Measure of Dispersion: How Spread is the Data? – Introduction to Statistics via Spreadsheets

In an earlier section we mentioned the range of a data set. This can serve as a measure of how spread the data is. Here we introduce two refinements on the concept of spread. These are more precise measures, giving us an idea of how the data fills out the range.

Consider the following two data sets, each containing five values. $$ \begin{array}{c|ccccc} & x_1 & x_2 & x_3 & x_4 & x_5 \\ \hline \text{set 1} & -5 & -1 & 0 & 1 & 5 \\ \hline \text{set 2} & -5 & -4 & 0 & 4 & 5 \end{array} $$ Each has $\text{mean} =0 \,$ , with maximum and minimum values ( $\, 5$ and $-5\,$ , respectively) in both cases being the same. That is, the range in each is exactly the same, i.e. $5-(-5) =10\;$ . But there is a difference in the two data sets – the extent to which the data are dispersed or spread about $0 \,$ . Here is a graphic showing the two data sets, allowing us to visualize the dispersion in each case.

There are several measures of dispersion, but we will only concern ourselves with two closely related such measures. The variance, and its square root – the standard deviation. Variance is easier to calculate, but standard deviation has proper units and so is easily interpreted when visualizing data. When the standard deviation is small the data will tend to be clustered close to the mean, and when the standard deviation is large the data will tend to be more distributed away from the mean.

Variance

The variance of a set of numbers is a measure of how spread the set is about its mean. Here is an explanation of how it is computed.

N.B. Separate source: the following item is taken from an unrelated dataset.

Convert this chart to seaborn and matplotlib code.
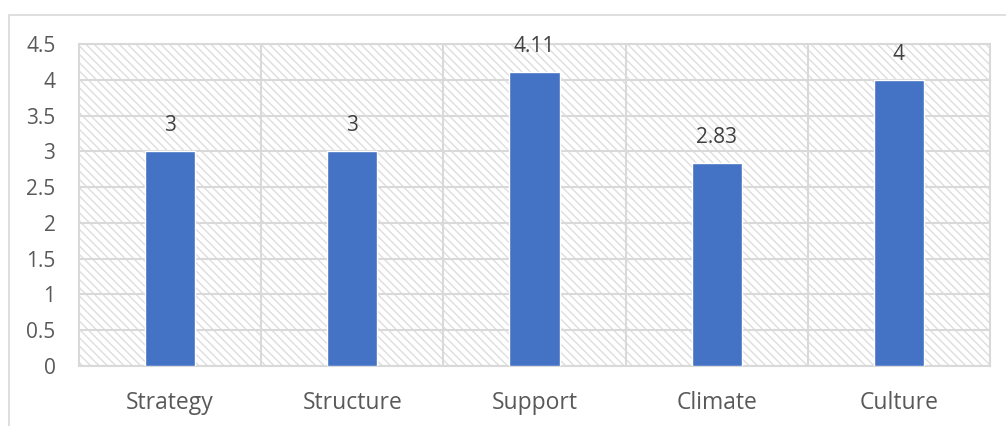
import matplotlib
matplotlib.use("Agg")
import matplotlib.pyplot as plt
import seaborn as sns
import pandas as pd
from matplotlib.patches import Rectangle

categories = ["Strategy", "Structure", "Support", "Climate", "Culture"]
values = [3, 3, 4.11, 2.83, 4]
value_labels = ["3", "3", "4.11", "2.83", "4"]
y_ticks = [0, 0.5, 1, 1.5, 2, 2.5, 3, 3.5, 4, 4.5]
y_tick_labels = ["0", "0.5", "1", "1.5", "2", "2.5", "3", "3.5", "4", "4.5"]

sns.set_theme(style="white")
plt.rcParams['font.family'] = ['Open Sans', 'DejaVu Sans']
plt.rcParams['hatch.linewidth'] = 1.0
plt.rcParams['hatch.color'] = '#dedede'

df = pd.DataFrame({"category": categories, "value": values})

fig = plt.figure(figsize=(10.06, 4.26), dpi=100)
fig.patch.set_facecolor("white")
# outer chart border (cropped on right/bottom)
fig.add_artist(Rectangle((9/1006, -0.1), 1.2, (426-15)/426 + 0.1, transform=fig.transFigure,
                         fill=False, edgecolor="#d9d9d9", linewidth=1.2))

ax = fig.add_axes([79/1006, 60/426, (990-79)/1006, (366-44)/426])
ax.set_facecolor("white")
ax.add_patch(Rectangle((0, 0), 1, 1, transform=ax.transAxes, facecolor="white",
                       edgecolor="#dedede", hatch="\\\\\\\\", linewidth=0, zorder=0))

sns.barplot(data=df, x="category", y="value", color="#4472C4", saturation=1,
            width=0.275, ax=ax, zorder=3)

ax.set_xlim(-0.5, 4.5)
ax.set_ylim(0, 4.5)
ax.set_yticks(y_ticks)
ax.set_yticklabels(y_tick_labels)
for y in y_ticks:
    ax.axhline(y, color="#d9d9d9", linewidth=1.5, zorder=1)
for xb in [0.5, 1.5, 2.5, 3.5]:
    ax.axvline(xb, color="#d9d9d9", linewidth=1.5, zorder=1)
for s in ax.spines.values():
    s.set_color("#d9d9d9")
    s.set_linewidth(1.5)

for i, (v, lab) in enumerate(zip(values, value_labels)):
    ax.annotate(lab, (i, v), xytext=(0, 18.5), textcoords="offset points",
                ha="center", va="center", fontsize=15, color="#404040")

ax.set_xlabel("")
ax.set_ylabel("")
ax.tick_params(axis="both", length=0, labelcolor="#595959")
ax.tick_params(axis="x", labelsize=16.5, pad=18)
ax.tick_params(axis="y", labelsize=15, pad=17)

fig.savefig("out.png", dpi=100, facecolor="white")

Since the square of a number is a way to measure how far it is from $0$ without concern for its sign, a reasonable measure of distance of values from the mean is the average of the square of the distance of data values from the mean of the data. In formula, this works as follows. If we have the $n$ data values $\displaystyle{ x_1 }\,$ , $\,\displaystyle{ x_2 }\,$ , … , $\,\displaystyle{ x_n }\,$ , with mean $$ \bar{x} =\frac{1}{n}\cdot \sum_{k=1}^n\, x_k \,\text{,} $$ the square of the distance of datum value $\displaystyle{ x_1 }$ from $\bar{x}$ is $\displaystyle{ \left(x_1 -\bar{x}\right)^2 }\,$ , and similarly for the other data values. Thus the average of the $n$ values $\displaystyle{ \left(x_1 -\bar{x}\right)^2 }\,$ , $\,\displaystyle{ \left(x_2 -\bar{x}\right)^2 }\,$ , … , $\,\displaystyle{ \left(x_n -\bar{x}\right)^2 }$ is $$ \frac{\left(x_1 -\bar{x}\right)^2 +\left(x_2 -\bar{x}\right)^2 \cdots \left(x_n -\bar{x}\right)^2}{n} =\frac{1}{n}\cdot {\sum_{k=1}^n\, \left(x_k -\bar{x}\right)^2} \;\text{.} $$

NOTE! The above is a fine notion of dispersal of data values about the mean, except for a small issue that cannot reasonably be explained quite yet.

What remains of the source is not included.